Claire Bellanti has served as president of the Jane Austen Society of North America since 2014. She previously was vice president for regions from 2010 to 2013 and JASNA Southwest’s co-president/regional coordinator from 2005 to 2008.
She retired from UCLA after a 35-year career as a library professional. Claire earned her master’s in history from the University of Nevada Las Vegas and her MBA from UCLA.
As she prepares to pass the torch to a new JASNA president at the end of the year, Claire shares her favorite experiences, the changes and challenges she’s overseen, and her hopes for JASNA’s future.
What have you enjoyed most about your tenure as JASNA president?
The JASNA president has many jobs: Signing contracts, investigating insurance, writing business letters, planning JASNA tours, participating in committee work, overseeing the AGMs and directing the business of the JASNA board
What were the biggest changes you have overseen so far?
Three especially beneficial changes for members have taken place during the last four years:
2) The development and launch of a new membership management system and the change in the membership period. It is hard to believe but, until 2016, JASNA’s membership information (nearly 5,000 entries) was handled with an Excel spreadsheet. Now that we have a system that will send automated renewal notices and allow people to update their own demographic information, we have been able to extend membership for a full year from the day that person joins, and we no longer need to make everyone’s expiration date the same day. Under the old system, whether you joined in October or May, your membership expired in August.

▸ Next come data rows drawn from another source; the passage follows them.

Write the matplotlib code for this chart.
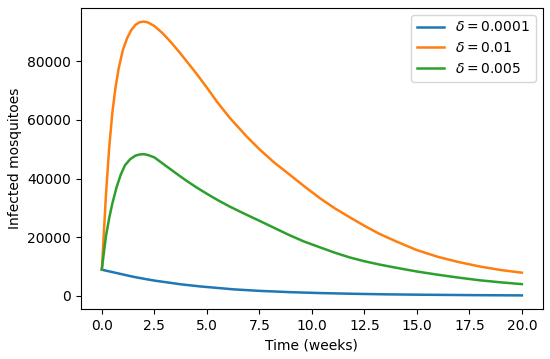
import matplotlib
matplotlib.use('Agg')
import matplotlib.pyplot as plt

# values (time in weeks, infected mosquitoes)
t_low = [0, 0.5, 1, 1.5, 2.1, 2.5, 3, 3.8, 4.7, 5.5, 6.3, 7.5, 9, 10.4, 12,
         13.5, 15, 17.5, 20]
inf_low = [8900, 8100, 7300, 6500, 5700, 5200, 4700, 3900, 3200, 2700, 2200,
           1700, 1250, 950, 700, 520, 400, 250, 150]

t_high = [0, 0.1, 0.2, 0.35, 0.5, 0.65, 0.8, 1.0, 1.2, 1.4, 1.6, 1.8, 2.0,
          2.2, 2.5, 2.9, 3.3, 3.7, 4.1, 4.5, 5.0, 5.5, 6.1, 6.9, 7.5, 8.2,
          9.0, 9.7, 10.4, 11.1, 11.8, 12.5, 13.2, 14.0, 15.0, 16.0, 17.0,
          18.0, 19.0, 20.0]
inf_high = [9000, 22000, 35000, 50500, 62500, 71000, 77500, 83800, 87800,
            90600, 92400, 93300, 93500, 93200, 92000, 89500, 86400, 83000,
            79400, 75800, 71000, 66000, 60600, 54300, 50000, 45500, 41000,
            37000, 33200, 29800, 26800, 23900, 21200, 18600, 15600, 13300,
            11500, 10000, 8800, 7900]

t_mid = [0, 0.1, 0.2, 0.35, 0.5, 0.7, 0.9, 1.1, 1.35, 1.6, 1.8, 2.0, 2.2,
         2.5, 2.9, 3.3, 3.7, 4.1, 4.5, 5.0, 5.5, 6.1, 6.7, 7.2, 7.5, 8.2,
         8.9, 9.6, 10.4, 11.1, 11.8, 12.5, 13.2, 14.0, 15.0, 16.0, 17.0,
         18.0, 19.0, 20.0]
inf_mid = [9000, 15000, 20500, 26500, 31500, 37000, 41300, 44500, 46600,
           47800, 48200, 48300, 48000, 47200, 45100, 43000, 40900, 38900,
           37000, 34800, 32700, 30400, 28300, 26600, 25600, 23200, 20800,
           18600, 16500, 14700, 13100, 11800, 10700, 9600, 8300, 7200, 6200,
           5300, 4600, 4000]

labels = [r'$\delta = 0.0001$', r'$\delta = 0.01$', r'$\delta = 0.005$']

fig = plt.figure(figsize=(5.5, 3.59), dpi=100)
ax = fig.add_subplot(111)
fig.subplots_adjust(left=0.147, right=0.987, bottom=0.139, top=0.978)

ax.plot(t_low, inf_low, label=labels[0], lw=1.8)
ax.plot(t_high, inf_high, label=labels[1], lw=1.8)
ax.plot(t_mid, inf_mid, label=labels[2], lw=1.8)

ax.set_xlabel('Time (weeks)')
ax.set_ylabel('Infected mosquitoes')
ax.legend(loc='upper right')

fig.savefig('out.png', dpi=100)
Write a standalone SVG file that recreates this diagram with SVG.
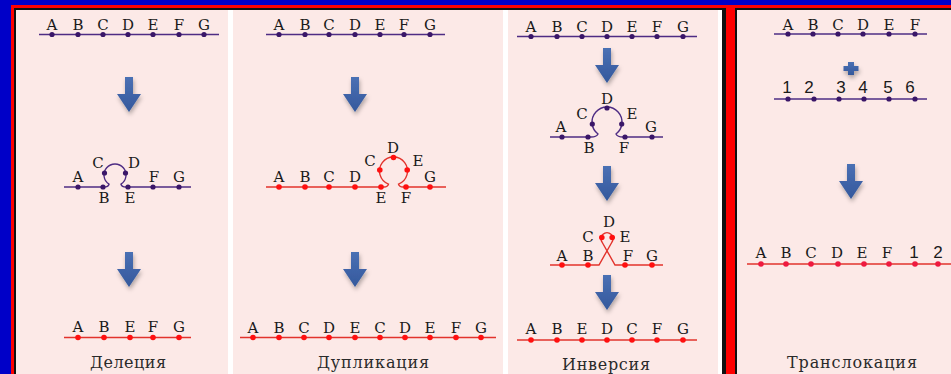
<svg xmlns="http://www.w3.org/2000/svg" xmlns:xlink="http://www.w3.org/1999/xlink" width="951" height="374" viewBox="0 0 951 374">
<style>
.lt{font-size:15px;fill:#1a1a1a;text-anchor:middle}
.num{font-size:17px;fill:#1a1a1a;text-anchor:middle}
.lab{font-size:16px;fill:#2a2a2a;text-anchor:middle}
.pl{stroke:#4e2c84;stroke-width:1.4;fill:none}
.rl{stroke:#e2332c;stroke-width:1.4;fill:none}
.pd{fill:#3a1668}
.rd{fill:#ff1010}
.cd{fill:#ee1a40}
.panel{fill:#fce9e7}
</style>
<defs>
<filter id="sh" x="-50%" y="-30%" width="200%" height="180%">
<feDropShadow dx="1" dy="3" stdDeviation="2" flood-color="#000" flood-opacity="0.3"/>
</filter>
<linearGradient id="ag" x1="0" y1="0" x2="0" y2="1">
<stop offset="0" stop-color="#4a70b4"/>
<stop offset="1" stop-color="#34589c"/>
</linearGradient>
<path id="arrow" d="M-4,0 H4 V17 H12 L0,35 L-12,17 H-4 Z" fill="url(#ag)"/>
</defs>

<!-- frames -->
<rect x="0" y="0" width="951" height="374" fill="#0000c8"/>
<rect x="11" y="5" width="945" height="380" fill="#ff0000"/>
<rect x="14" y="8" width="712" height="380" fill="#111"/>
<rect x="16" y="10" width="706" height="380" fill="#ffffff"/>
<rect x="735" y="8" width="230" height="380" fill="#111"/>
<rect class="panel" x="737" y="10" width="230" height="380"/>
<rect class="panel" x="16" y="10" width="212" height="380"/>
<rect class="panel" x="233" y="10" width="270" height="380"/>
<rect class="panel" x="508" y="10" width="210" height="380"/>

<g font-family="DejaVu Serif, Liberation Serif, serif">
<!-- Panel 1: deletion -->
<g id="deletion-before">
<path class="pl" d="M39,34.5 H219"/>
<g class="pd"><circle cx="52" cy="34.5" r="2.6"/><circle cx="78" cy="34.5" r="2.6"/><circle cx="103" cy="34.5" r="2.6"/><circle cx="128" cy="34.5" r="2.6"/><circle cx="153" cy="34.5" r="2.6"/><circle cx="179" cy="34.5" r="2.6"/><circle cx="204" cy="34.5" r="2.6"/></g>
<g class="lt"><text x="52" y="29.5">A</text><text x="78" y="29.5">B</text><text x="103" y="29.5">C</text><text x="128" y="29.5">D</text><text x="153" y="29.5">E</text><text x="179" y="29.5">F</text><text x="204" y="29.5">G</text></g>
</g>
<g id="deletion-loop">
<path class="pl" d="M64,187 H104 C107,187 108.5,186 109,184.2 A11,11 0 1 1 121,184.2 C121.5,186 123,187 126,187 H191"/>
<g class="pd"><circle cx="78" cy="187" r="2.6"/><circle cx="103" cy="187" r="2.6"/><circle cx="128" cy="187" r="2.6"/><circle cx="153" cy="187" r="2.6"/><circle cx="179" cy="187" r="2.6"/><circle cx="104.5" cy="173" r="2.6"/><circle cx="125.5" cy="173" r="2.6"/></g>
<g class="lt"><text x="78" y="181.5">A</text><text x="98" y="168">C</text><text x="134" y="168">D</text><text x="154" y="181.5">F</text><text x="179" y="181.5">G</text><text x="104" y="203">B</text><text x="130" y="203">E</text></g>
</g>
<g id="deletion-after">
<path class="rl" d="M64,337.5 H191"/>
<g class="rd"><circle cx="78" cy="337.5" r="2.8"/><circle cx="104" cy="337.5" r="2.8"/><circle cx="130" cy="337.5" r="2.8"/><circle cx="153" cy="337.5" r="2.8"/><circle cx="179" cy="337.5" r="2.8"/></g>
<g class="lt"><text x="78" y="332">A</text><text x="104" y="332">B</text><text x="130" y="332">E</text><text x="153" y="332">F</text><text x="179" y="332">G</text></g>
<text class="lab" x="128" y="368" textLength="76" lengthAdjust="spacing">Делеция</text>
</g>

<!-- Panel 2: duplication -->
<g id="duplication-before">
<path class="pl" d="M266,34.5 H445"/>
<g class="pd"><circle cx="279" cy="34.5" r="2.6"/><circle cx="305" cy="34.5" r="2.6"/><circle cx="329" cy="34.5" r="2.6"/><circle cx="355" cy="34.5" r="2.6"/><circle cx="380" cy="34.5" r="2.6"/><circle cx="404" cy="34.5" r="2.6"/><circle cx="430" cy="34.5" r="2.6"/></g>
<g class="lt"><text x="279" y="29.5">A</text><text x="305" y="29.5">B</text><text x="329" y="29.5">C</text><text x="355" y="29.5">D</text><text x="380" y="29.5">E</text><text x="404" y="29.5">F</text><text x="430" y="29.5">G</text></g>
</g>
<g id="duplication-loop">
<path class="rl" d="M266,187 H384 C386.5,187 388,186 388.5,184.1 A14,14 0 1 1 398.5,184.1 C399,186 400.5,187 403,187 H446"/>
<g class="rd"><circle cx="279" cy="187" r="2.8"/><circle cx="305" cy="187" r="2.8"/><circle cx="329" cy="187" r="2.8"/><circle cx="355" cy="187" r="2.8"/><circle cx="381" cy="187" r="2.8"/><circle cx="406" cy="187" r="2.8"/><circle cx="430" cy="187" r="2.8"/><circle cx="379.8" cy="170" r="2.8"/><circle cx="393.5" cy="157.5" r="2.8"/><circle cx="407.2" cy="170" r="2.8"/></g>
<g class="lt"><text x="279" y="182">A</text><text x="305" y="182">B</text><text x="329" y="182">C</text><text x="355" y="182">D</text><text x="370" y="166">C</text><text x="393" y="153">D</text><text x="418" y="166">E</text><text x="430" y="182">G</text><text x="381" y="203">E</text><text x="406" y="203">F</text></g>
</g>
<g id="duplication-after">
<path class="rl" d="M240,337.5 H496"/>
<g class="rd"><circle cx="253" cy="337.5" r="2.8"/><circle cx="279" cy="337.5" r="2.8"/><circle cx="304" cy="337.5" r="2.8"/><circle cx="329" cy="337.5" r="2.8"/><circle cx="355" cy="337.5" r="2.8"/><circle cx="380" cy="337.5" r="2.8"/><circle cx="405" cy="337.5" r="2.8"/><circle cx="430" cy="337.5" r="2.8"/><circle cx="456" cy="337.5" r="2.8"/><circle cx="481" cy="337.5" r="2.8"/></g>
<g class="lt"><text x="253" y="332.5">A</text><text x="279" y="332.5">B</text><text x="304" y="332.5">C</text><text x="329" y="332.5">D</text><text x="355" y="332.5">E</text><text x="380" y="332.5">C</text><text x="405" y="332.5">D</text><text x="430" y="332.5">E</text><text x="456" y="332.5">F</text><text x="481" y="332.5">G</text></g>
<text class="lab" x="373" y="368" textLength="112" lengthAdjust="spacing">Дупликация</text>
</g>

<!-- Panel 3: inversion -->
<g id="inversion-before">
<path class="pl" d="M517,36.5 H697"/>
<g class="pd"><circle cx="531" cy="36.5" r="2.6"/><circle cx="557" cy="36.5" r="2.6"/><circle cx="582" cy="36.5" r="2.6"/><circle cx="607" cy="36.5" r="2.6"/><circle cx="632" cy="36.5" r="2.6"/><circle cx="657" cy="36.5" r="2.6"/><circle cx="683" cy="36.5" r="2.6"/></g>
<g class="lt"><text x="531" y="31.5">A</text><text x="557" y="31.5">B</text><text x="582" y="31.5">C</text><text x="607" y="31.5">D</text><text x="632" y="31.5">E</text><text x="657" y="31.5">F</text><text x="683" y="31.5">G</text></g>
</g>
<g id="inversion-loop">
<path class="pl" d="M550,137 H591 C595,137 597,136 598,134 A15,15 0 1 1 616,134 C617,136 619,137 623,137 H663"/>
<g class="pd"><circle cx="562" cy="137" r="2.6"/><circle cx="588" cy="137" r="2.6"/><circle cx="625" cy="137" r="2.6"/><circle cx="652" cy="137" r="2.6"/><circle cx="592.3" cy="124" r="2.6"/><circle cx="607" cy="108" r="2.6"/><circle cx="621.7" cy="124" r="2.6"/></g>
<g class="lt"><text x="561" y="132">A</text><text x="582" y="119">C</text><text x="607" y="104">D</text><text x="632" y="119">E</text><text x="651" y="132">G</text><text x="589" y="153">B</text><text x="624" y="153">F</text></g>
</g>
<g id="inversion-cross">
<path class="rl" d="M550,265 H599 L612,242 A6,6 0 1 0 602,242 L615,265 H663"/>
<g class="rd"><circle cx="562" cy="265" r="2.8"/><circle cx="588" cy="265" r="2.8"/><circle cx="625" cy="265" r="2.8"/><circle cx="652" cy="265" r="2.8"/><circle cx="601.8" cy="237.5" r="2.8"/><circle cx="612.2" cy="237.5" r="2.8"/></g>
<g class="lt"><text x="609" y="227">D</text><text x="588" y="242">C</text><text x="625" y="242">E</text><text x="562" y="261">A</text><text x="588" y="261">B</text><text x="628" y="261">F</text><text x="652" y="261">G</text></g>
</g>
<g id="inversion-after">
<path class="rl" d="M517,340 H697"/>
<g class="rd"><circle cx="531" cy="340" r="2.8"/><circle cx="557" cy="340" r="2.8"/><circle cx="582" cy="340" r="2.8"/><circle cx="607" cy="340" r="2.8"/><circle cx="632" cy="340" r="2.8"/><circle cx="657" cy="340" r="2.8"/><circle cx="683" cy="340" r="2.8"/></g>
<g class="lt"><text x="531" y="334">A</text><text x="557" y="334">B</text><text x="582" y="334">E</text><text x="607" y="334">D</text><text x="632" y="334">C</text><text x="657" y="334">F</text><text x="683" y="334">G</text></g>
<text class="lab" x="606" y="370" textLength="88" lengthAdjust="spacing">Инверсия</text>
</g>

<!-- Panel 4: translocation -->
<g id="translocation-chr1">
<path class="pl" d="M774,34 H927"/>
<g class="pd"><circle cx="788" cy="34" r="2.6"/><circle cx="813" cy="34" r="2.6"/><circle cx="838" cy="34" r="2.6"/><circle cx="863" cy="34" r="2.6"/><circle cx="889" cy="34" r="2.6"/><circle cx="915" cy="34" r="2.6"/></g>
<g class="lt"><text x="788" y="29.5">A</text><text x="813" y="29.5">B</text><text x="838" y="29.5">C</text><text x="863" y="29.5">D</text><text x="889" y="29.5">E</text><text x="915" y="29.5">F</text></g>
</g>
<g id="translocation-plus">
<path d="M848,62 H854 V66 H858.5 V71 H854 V75 H848 V71 H843.5 V66 H848 Z" fill="url(#ag)" filter="url(#sh)"/>
</g>
<g id="translocation-chr2">
<path class="pl" d="M774,99 H927"/>
<g class="pd"><circle cx="788" cy="99" r="2.6"/><circle cx="814" cy="99" r="2.6"/><circle cx="839" cy="99" r="2.6"/><circle cx="864" cy="99" r="2.6"/><circle cx="889" cy="99" r="2.6"/><circle cx="915" cy="99" r="2.6"/></g>
<g class="num" font-family="Liberation Sans, Arial, sans-serif"><text x="787" y="93">1</text><text x="809" y="93">2</text><text x="841" y="93">3</text><text x="863" y="93">4</text><text x="888" y="93">5</text><text x="910" y="93">6</text></g>
</g>
<g id="translocation-after">
<path class="rl" d="M747,264 H951"/>
<g class="cd"><circle cx="761" cy="264" r="2.8"/><circle cx="786" cy="264" r="2.8"/><circle cx="811" cy="264" r="2.8"/><circle cx="838" cy="264" r="2.8"/><circle cx="864" cy="264" r="2.8"/><circle cx="889" cy="264" r="2.8"/><circle cx="915" cy="264" r="2.8"/><circle cx="938" cy="264" r="2.8"/></g>
<g class="lt"><text x="761" y="258">A</text><text x="786" y="258">B</text><text x="811" y="258">C</text><text x="837" y="258">D</text><text x="862" y="258">E</text><text x="887" y="258">F</text></g>
<g class="num" font-family="Liberation Sans, Arial, sans-serif"><text x="914" y="258">1</text><text x="938" y="258">2</text></g>
<text class="lab" x="852" y="368" textLength="130" lengthAdjust="spacing">Транслокация</text>
</g>
</g>

<!-- connectors (arrows) -->
<g id="connectors" filter="url(#sh)">
<use xlink:href="#arrow" x="129" y="77"/>
<use xlink:href="#arrow" x="129" y="252"/>
<use xlink:href="#arrow" x="355" y="77"/>
<use xlink:href="#arrow" x="355" y="252"/>
<use xlink:href="#arrow" x="607" y="48"/>
<use xlink:href="#arrow" x="607" y="166"/>
<use xlink:href="#arrow" x="607" y="275"/>
<use xlink:href="#arrow" x="851" y="164"/>
</g>
</svg>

3) The change to national-dues only. Since JASNA’s inception, there was confusion among members between local region dues and national dues. People often paid one of them, thinking it represented dues for both. This confusion sometimes created ill-feeling. JASNA has eliminated local region membership dues by setting up a dues-sharing program with the regions. Ten dollars of the dues each member pays to the national organization are now returned each year to the member’s primary region to help support local programs. [Visit the JASNA member portal to designate your primary region, if you haven’t done so already.]
What are you proudest of?
I am very proud of the steps JASNA staff have taken to bring our organization into the 21st century. I cannot take credit for any of the technical expertise that has gotten us there. But I hope I can take a little credit for clearing the decks and making it possible for those with the expertise to move forward with the projects.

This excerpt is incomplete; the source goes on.